NBA word to rookies: Secrets don't exist

Later this summer, LeBron James' ears are guaranteed to perk up. He'll be sitting in a room along with the rest of the NBA's rookie class, and the subject will inevitably turn to Kobe Bryant.

The speaker will be someone from the league's office of player development, perhaps its director, Mike Bantom. The discussion will be frank, the tone will be bleak, and the moral of the story will be this:

If you do something bad, no matter how big or small, everybody is going to know about it on a scale you could never imagine.

"I hope that somebody learns from this," Bantom said. "Before, when you were in high school and college you may have felt under a microscope, but it's nothing like at this level. Now, anything you do impacts you, your family, your career - and on how pro athletes are portrayed. And it will have a profound impact with fans."

The felony sexual assault charge against Bryant - the league's No. 1 marketable star - has been just one in a string of highly publicized cases involving NBA players this summer.

The legal troubles have been a PR nightmare for a league that has struggled in recent years to sell the sport to a portion of the public turned off by the tattooed, hip-hop culture.

Still, the NBA maintains that the problems are isolated and are not representative of the league's nearly 400 players.

In the past month alone:

  • Damon Stoudamire of the Portland Trail Blazers was arrested at an airport security checkpoint on marijuana charges.

  • Jerry Stackhouse of the Washington Wizards was charged with assault in a dispute over a rental contract for a home he was staying at on the North Carolina coast.

  • Darrell Armstrong of the New Orleans Hornets was arrested outside an Orlando nightclub after he allegedly shoved away the arm of a police officer who grabbed his shoulder.

    "This summer has taught me to stay my butt in the house," said Vince Carter of the Toronto Raptors.

    NBA rookies aren't the only ones who hear from the office of player development, which also speaks with each of the league's 29 teams twice during the season to counsel players on numerous topics: finance, continuing education, sexual health, domestic violence, traffic safety and gun laws.

    But those sessions are minor compared to the six-day program known as rookie orientation, which is mandatory for all incoming players.

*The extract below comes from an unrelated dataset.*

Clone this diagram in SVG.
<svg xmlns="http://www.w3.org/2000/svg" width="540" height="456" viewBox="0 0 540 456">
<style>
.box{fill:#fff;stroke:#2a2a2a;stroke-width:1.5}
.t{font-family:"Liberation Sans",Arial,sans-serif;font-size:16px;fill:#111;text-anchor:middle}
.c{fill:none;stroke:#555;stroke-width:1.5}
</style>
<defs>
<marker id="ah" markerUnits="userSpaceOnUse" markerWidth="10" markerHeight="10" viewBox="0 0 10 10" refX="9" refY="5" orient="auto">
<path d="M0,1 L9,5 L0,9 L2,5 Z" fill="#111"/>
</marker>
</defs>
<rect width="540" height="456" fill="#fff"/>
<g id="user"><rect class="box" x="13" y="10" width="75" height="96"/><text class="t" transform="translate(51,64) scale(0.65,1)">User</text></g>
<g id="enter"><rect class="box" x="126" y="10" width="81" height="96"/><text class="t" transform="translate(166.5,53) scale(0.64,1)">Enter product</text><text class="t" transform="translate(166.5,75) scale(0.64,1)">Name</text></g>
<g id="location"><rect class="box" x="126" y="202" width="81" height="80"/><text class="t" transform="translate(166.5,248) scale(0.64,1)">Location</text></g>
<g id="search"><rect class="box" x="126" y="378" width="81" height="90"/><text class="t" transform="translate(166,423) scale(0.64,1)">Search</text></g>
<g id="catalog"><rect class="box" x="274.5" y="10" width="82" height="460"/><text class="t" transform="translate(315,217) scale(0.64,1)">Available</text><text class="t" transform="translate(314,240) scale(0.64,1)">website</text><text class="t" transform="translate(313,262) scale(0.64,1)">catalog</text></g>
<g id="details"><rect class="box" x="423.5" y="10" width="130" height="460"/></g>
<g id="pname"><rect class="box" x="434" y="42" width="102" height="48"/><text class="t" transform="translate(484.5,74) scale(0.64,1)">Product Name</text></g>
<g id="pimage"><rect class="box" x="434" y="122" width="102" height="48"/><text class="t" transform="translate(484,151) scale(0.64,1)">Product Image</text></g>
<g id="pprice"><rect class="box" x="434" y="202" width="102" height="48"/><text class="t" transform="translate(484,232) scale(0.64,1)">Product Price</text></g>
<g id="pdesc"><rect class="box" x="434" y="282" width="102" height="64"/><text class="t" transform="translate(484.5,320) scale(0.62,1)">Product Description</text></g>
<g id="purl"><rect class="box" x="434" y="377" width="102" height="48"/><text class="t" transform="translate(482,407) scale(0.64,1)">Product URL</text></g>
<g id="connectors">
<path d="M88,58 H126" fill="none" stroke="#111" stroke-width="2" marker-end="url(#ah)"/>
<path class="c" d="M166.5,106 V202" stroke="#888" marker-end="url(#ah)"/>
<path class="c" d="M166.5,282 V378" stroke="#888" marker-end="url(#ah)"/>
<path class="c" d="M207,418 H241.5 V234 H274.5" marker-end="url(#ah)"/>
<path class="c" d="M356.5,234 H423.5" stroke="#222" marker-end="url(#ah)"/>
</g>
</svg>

It will be held in mid-September in suburban New York.

    And while the Bryant case will serve as the epitome of how everything can go wrong so quickly for one of the game's top players, the rookies will be reminded about the Stoudamire, Stackhouse and Armstrong arrests, too.

    "With Kobe, what he has been accused of is something they know they should never do, but our point is that in cases like Stackhouse's or Armstrong's, these are good guys who have done good things, but they lost their tempers. And because they are NBA players, it becomes a national news story," Bantom said.

    What bothers some NBA players is that they are often lumped in with the few that get into trouble.

    "It can't help but to make people think the wrong way about us," said Allan Houston of the New York Knicks. "People are going to generalize. People have done it already. When the marijuana cases came out, they generalized NBA players. Now they think all NBA players smoke weed. It's just not fair, but hey, that's how it is."

    Before making those comments, Houston read to a group of summer campers as part of the league's Read to Achieve program. Other NBA players often participate in that program and similar ones that receive little or no publicity.

    Dallas Mavericks owner Mark Cuban believes a portion of the sports media has an outdated obsession.

    "The 'I'm horrified' and 'What happened to the good old days?' perspective has long died as a perspective among the general public," Cuban wrote in an e-mail.

    "If you haven't noticed, this is the age of reality TV, and if anything, people become more interested in celebrities the more notoriety they receive.

    "In terms of players in the NBA, there isn't a CEO of a large company who wouldn't trade places with the NBA in a heartbeat. To have a work population of mostly young, 20-something men, and have less than 2 percent of them have legal issues in a given year, and to have them also uniformly admit any problems and be open to seeking help and counseling, would be a dream come true," Cuban wrote.

    But statistical perspective and feel-good stories don't excite the masses. Arrests of athletes almost always make the national news wires and the Internet, where high-profile cases can take on a life of their own.

    There are many Web sites about the Bryant case. One lists the names of pictures of the accuser's friends and acquaintances along with their public statements on the case. Another site sells "Colorado Prison League" jerseys with Bryant's familiar No. 8.

    The Web site, which features famous mug shots, has had 316,810 "unique visitor hits" on Bryant's arrest photo in the first 19 days it was posted - seven times the number of hits on Allen Iverson's mug shot over that span, editor Bill Bastone said.